As the struggling economy makes saving for college that much harder, parents working with financial advisers are saving more for higher education than those who do not work with planners, according to a new study by Fidelity Investments.
The fourth annual College Savings Indicator study found that the percentage of college costs parents are projected to meet is 16%, down from 18% last year and 24% in 2007, the Fidelity survey's first year.
However, those who work with an adviser are projected to meet 28% of college costs, down from 34% last year. And 88% of parents working with advisers have started saving for college, compared with 67% who are not working with an adviser.
Financial advisers are giving help beyond the usual savings and distribution strategies, the survey said; 25% of advisers helped clients research schools, up from 13% last year. Thirty percent of advisers are now helping parents navigate the financial aid process, up from 16%, and 37% are helping to secure funds, up from 20%.

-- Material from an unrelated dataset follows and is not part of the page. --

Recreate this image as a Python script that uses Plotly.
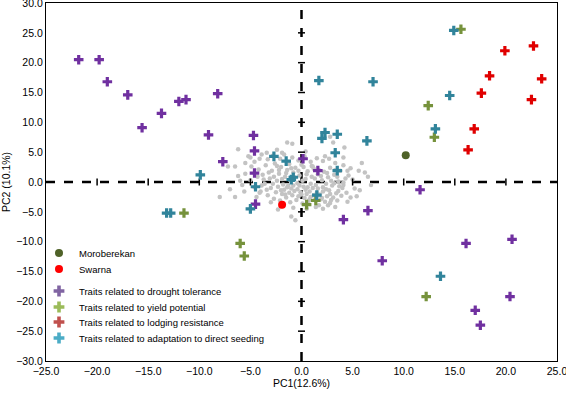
import plotly.graph_objects as go

# ---------------- data ----------------
drought_x = [-21.8, -19.8, -19.0, -17.0, -15.6, -13.7, -12.0, -11.3, -8.2, -9.1, -7.7, -4.7, -4.6, -4.6, -4.5,
             0.15, 1.6, 11.6, 6.5, 4.1, 16.1, 20.6, 7.9, 20.4, 17.0, 17.5]
drought_y = [20.5, 20.5, 16.8, 14.6, 9.1, 11.5, 13.5, 13.8, 14.8, 7.9, 3.4, 7.8, 5.2, 1.5, -3.7,
             3.9, 1.9, -1.3, -4.8, -6.3, -10.3, -9.6, -13.2, -19.2, -21.5, -24.0]

yield_x = [15.6, 12.4, 13.0, -11.5, -6.0, -5.6, 0.5, 1.4, 12.2]
yield_y = [25.6, 12.8, 7.5, -5.2, -10.3, -12.4, -3.8, -3.1, -19.2]

lodging_x = [19.9, 22.7, 18.4, 23.5, 17.6, 22.5, 16.9, 16.3]
lodging_y = [22.0, 22.8, 17.8, 17.3, 14.9, 13.8, 8.9, 5.4]

seeding_x = [14.9, 1.7, 7.0, 14.5, 13.1, 2.3, 2.0, 3.5, 6.4, 3.3, 3.5, -1.5, -0.8, -1.0, 1.5,
             -9.9, -4.5, -2.7, -13.2, -12.8, -5.0, 13.6]
seeding_y = [25.4, 17.0, 16.8, 14.5, 8.9, 8.3, 7.3, 8.0, 6.9, 4.9, 1.9, 3.5, 0.8, 0.4, -2.2,
             1.2, -0.8, 4.3, -5.2, -5.2, -4.5, -15.8]

moroberekan_x = [10.2]
moroberekan_y = [4.5]
swarna_x = [-1.9]
swarna_y = [-3.8]

bg_pts = [
    (-4.2, 2.1), (-3.8, 1.2), (-3.5, 2.8), (-3.1, 0.6), (-2.9, 1.9), (-2.6, 3.1), (-2.4, 0.2), (-2.2, 1.4),
    (-2.0, 2.5), (-1.8, -0.4), (-1.6, 0.9), (-1.4, 2.0), (-1.2, 3.0), (-1.0, -1.1), (-0.8, 1.6), (-0.6, 2.4),
    (-0.4, -0.2), (-0.2, 1.1), (0.0, 2.9), (0.2, -0.8), (0.4, 0.5), (0.6, 1.8), (0.8, -1.6), (1.0, 0.9),
    (1.2, 2.2), (1.4, -0.5), (1.6, 1.3), (1.8, -2.1), (2.0, 0.3), (2.2, 1.7), (2.4, -1.2), (2.6, 0.8),
    (2.8, 2.4), (3.0, -0.6), (3.2, 1.2), (3.4, -1.9), (3.6, 0.1), (3.8, 1.9), (4.0, -1.0), (4.3, 0.6),
    (-4.6, -0.9), (-4.0, -1.6), (-3.6, -0.3), (-3.3, -2.2), (-3.0, -1.0), (-2.7, -2.8), (-2.5, -1.7),
    (-2.3, -0.8), (-2.1, -3.1), (-1.9, -2.0), (-1.7, -1.3), (-1.5, -2.6), (-1.3, -0.6), (-1.1, -3.4),
    (-0.9, -2.2), (-0.7, -1.5), (-0.5, -3.0), (-0.3, -2.4), (-0.1, -1.7), (0.1, -3.6), (0.3, -2.7),
    (0.5, -2.0), (0.7, -3.2), (0.9, -2.5), (1.1, -1.0), (1.3, -3.0), (1.5, -1.8), (1.7, -3.9), (1.9, -2.9),
    (2.1, -1.6), (2.3, -3.3), (2.5, -2.4), (2.7, -1.4), (2.9, -3.0), (3.1, -2.6), (3.5, -3.1), (3.9, -2.3),
    (4.4, -1.8), (4.8, -2.6), (5.2, -1.1),
    (-5.2, 4.3), (-4.6, 3.4), (-3.9, 4.6), (-3.3, 3.8), (-2.8, 4.4), (-2.1, 3.9), (-1.7, 4.6), (-0.9, 4.1),
    (-0.3, 3.6), (0.3, 4.3), (0.9, 3.4), (1.5, 4.0), (2.1, 3.5), (2.7, 3.9), (3.3, 3.2), (4.1, 2.8),
    (4.8, 2.3), (5.0, 0.4), (-5.5, 1.4), (-5.0, 0.3), (-5.8, -0.5), (-4.9, 2.6),
    (-3.7, 0.4), (-3.2, 1.6), (-2.7, 0.9), (-2.2, 2.0), (-1.9, 0.5), (-1.5, 1.5), (-1.1, 0.3), (-0.7, 0.8),
    (-0.3, 1.9), (0.1, 0.2), (0.5, 1.3), (0.9, -0.3), (1.3, 0.6), (1.7, 2.0), (2.1, -0.9), (2.5, 1.5),
    (2.9, 0.2), (3.3, 2.0), (3.7, -0.7), (-4.3, 0.9), (-3.4, -1.3), (-2.8, -0.3), (-2.0, -1.4), (-1.6, -2.1),
    (-1.2, -1.8), (-0.8, -0.6), (-0.4, -1.2), (0.0, -2.1), (0.4, -1.3), (0.8, -2.9), (1.2, -2.2), (1.6, -1.1),
    (2.0, -2.7), (2.4, -0.3), (2.8, -2.0), (3.2, -0.2), (3.6, -1.5), (4.1, -0.1), (4.6, 1.1), (-0.2, -0.6),
    (0.6, -0.9), (-1.4, -0.9), (1.9, 1.0), (-2.4, 2.7), (0.2, 2.5), (1.0, 2.7), (-1.0, 2.3), (-3.9, -0.6),
    (-4.4, -2.5), (-3.0, -3.4), (-2.0, -4.1), (-0.8, -4.3), (0.5, -4.5), (1.4, -4.2), (2.6, -3.9), (3.3, -4.2),
    (-6.2, 5.5), (-6.5, 2.6), (-7.2, 2.6), (-6.2, 1.0), (-5.5, 3.2), (-5.0, 4.1), (-4.1, 3.9), (-3.4, 4.9),
    (-2.4, 5.4), (-1.9, 4.9), (-1.4, 6.6), (-0.9, 6.4), (0.4, 5.1), (2.8, 7.6), (3.1, 6.6), (4.2, 5.8),
    (2.3, 4.3), (4.1, 4.1), (4.5, 1.9), (5.6, 1.9), (6.2, 1.6), (6.5, 0.9), (5.7, -1.4), (4.1, -0.5),
    (3.5, 0.9), (1.1, 2.6), (-8.0, -2.5), (-6.5, -2.5), (-4.1, -1.8), (-2.3, -4.6), (-1.0, -5.8), (-0.6, -6.4),
    (2.1, -4.5), (4.5, -3.3), (2.8, -3.5), (-7.0, -1.2), (-6.0, 0.2), (5.4, -2.4), (6.8, -0.5), (5.9, 3.2),
    (-5.6, -1.6),
]
bg_x = [p[0] for p in bg_pts]
bg_y = [p[1] for p in bg_pts]

x_ticks = [-25, -20, -15, -10, -5, 0, 5, 10, 15, 20, 25]
y_ticks = [-30, -25, -20, -15, -10, -5, 0, 5, 10, 15, 20, 25, 30]

# ---------------- styles ----------------
FONT = "Liberation Sans, Arial, sans-serif"
plot_cols = {"drought": "#7030A0", "yield": "#76923C", "lodging": "#E00000", "seeding": "#31849B"}
legend_cols = {"drought": "#8064A2", "yield": "#9BBB59", "lodging": "#C0504D", "seeding": "#4BACC6"}
labels = {
    "drought": "Traits related to drought tolerance",
    "yield": "Traits related to yield potential",
    "lodging": "Traits related to lodging resistance",
    "seeding": "Traits related to adaptation to direct seeding",
}
series = {
    "drought": (drought_x, drought_y),
    "yield": (yield_x, yield_y),
    "lodging": (lodging_x, lodging_y),
    "seeding": (seeding_x, seeding_y),
}

fig = go.Figure()

fig.add_trace(go.Scatter(x=bg_x, y=bg_y, mode="markers", showlegend=False, hoverinfo="skip",
                         marker=dict(color="#C3C3C3", size=4.5, line=dict(width=0))))

# zero-axis tick marks
tx = [v for v in x_ticks if v not in (-25, 0, 25)]
ty = [v for v in y_ticks if v not in (-30, 0, 30)]
fig.add_trace(go.Scatter(x=tx, y=[0] * len(tx), mode="markers", showlegend=False, hoverinfo="skip",
                         marker=dict(symbol="line-ns", size=5, line=dict(color="black", width=1.5))))
fig.add_trace(go.Scatter(x=[0] * len(ty), y=ty, mode="markers", showlegend=False, hoverinfo="skip",
                         marker=dict(symbol="line-ew", size=5, line=dict(color="black", width=1.5))))

for k, (xs, ys) in series.items():
    fig.add_trace(go.Scatter(x=xs, y=ys, mode="markers", showlegend=False,
                             marker=dict(symbol="cross", size=8, color=plot_cols[k], line=dict(width=0))))

fig.add_trace(go.Scatter(x=moroberekan_x, y=moroberekan_y, mode="markers", name="Moroberekan",
                         legend="legend", marker=dict(symbol="circle", size=8, color="#4F6228")))
fig.add_trace(go.Scatter(x=swarna_x, y=swarna_y, mode="markers", name="Swarna",
                         legend="legend2", marker=dict(symbol="circle", size=8, color="#FF0000")))

leg_names = ["legend3", "legend4", "legend5", "legend6"]
for k, ln in zip(series, leg_names):
    fig.add_trace(go.Scatter(x=[None], y=[None], mode="markers", name=labels[k], legend=ln,
                             marker=dict(symbol="cross", size=9, color=legend_cols[k], line=dict(width=0))))

fig.add_shape(type="line", x0=0, x1=0, y0=-30, y1=30, xref="x", yref="y",
              line=dict(color="black", width=2.5, dash="dash"), layer="below")
fig.add_shape(type="line", x0=-25, x1=25, y0=0, y1=0, xref="x", yref="y",
              line=dict(color="black", width=2.5, dash="dash"), layer="below")

axis_common = dict(showgrid=False, zeroline=False, showline=True, linecolor="black", linewidth=1.2,
                   mirror=True, ticks="", tickformat=".1f", ticklabeloverflow="allow", automargin=False,
                   tickfont=dict(size=10.5, color="black", family=FONT))

# legend item centres (page pixels) -> paper coordinates of the plot area (top 3, bottom 361)
leg_centres_px = [253, 269, 291, 307, 322, 338]
leg_layout = {}
for i, py in enumerate(leg_centres_px):
    name = "legend" if i == 0 else f"legend{i + 1}"
    leg_layout[name] = dict(x=-0.0137, y=(361 - py) / 358, xanchor="left", yanchor="middle",
                            bgcolor="rgba(0,0,0,0)", borderwidth=0,
                            font=dict(size=9.5, color="black", family=FONT), itemsizing="trace")

fig.update_layout(
    width=566, height=394,
    margin=dict(l=46, r=9, t=3, b=33),
    paper_bgcolor="white", plot_bgcolor="white",
    font=dict(family=FONT, color="black"),
    xaxis=dict(range=[-25, 25], tickvals=x_ticks, title=dict(text="PC1(12.6%)", font=dict(size=10.5), standoff=2),
               **axis_common),
    yaxis=dict(range=[-30, 30], tickvals=y_ticks, title=dict(text="PC2 (10.1%)", font=dict(size=10.5), standoff=4),
               **axis_common),
    **leg_layout,
)

fig.write_html("out.html", config={"displayModeBar": False},
               post_script="document.body.style.margin='0px';")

Fifty-one percent of families reported that they were familiar with 529 college savings plans, up from 40% in 2009. Among those parents who have not begun to save, but plan to do so, 30% said they intend to open a 529 plan, up from about 18% in 2009 and 15% in 2007.
More than 40% of parents with preschool-aged children have started saving for college costs in a dedicated account, compared with only 28% of parents with children in high school. Parents with preschool-aged children have saved a median amount of $8,000, slightly less than parents with middle school children ($10,000) and high school children ($17,000).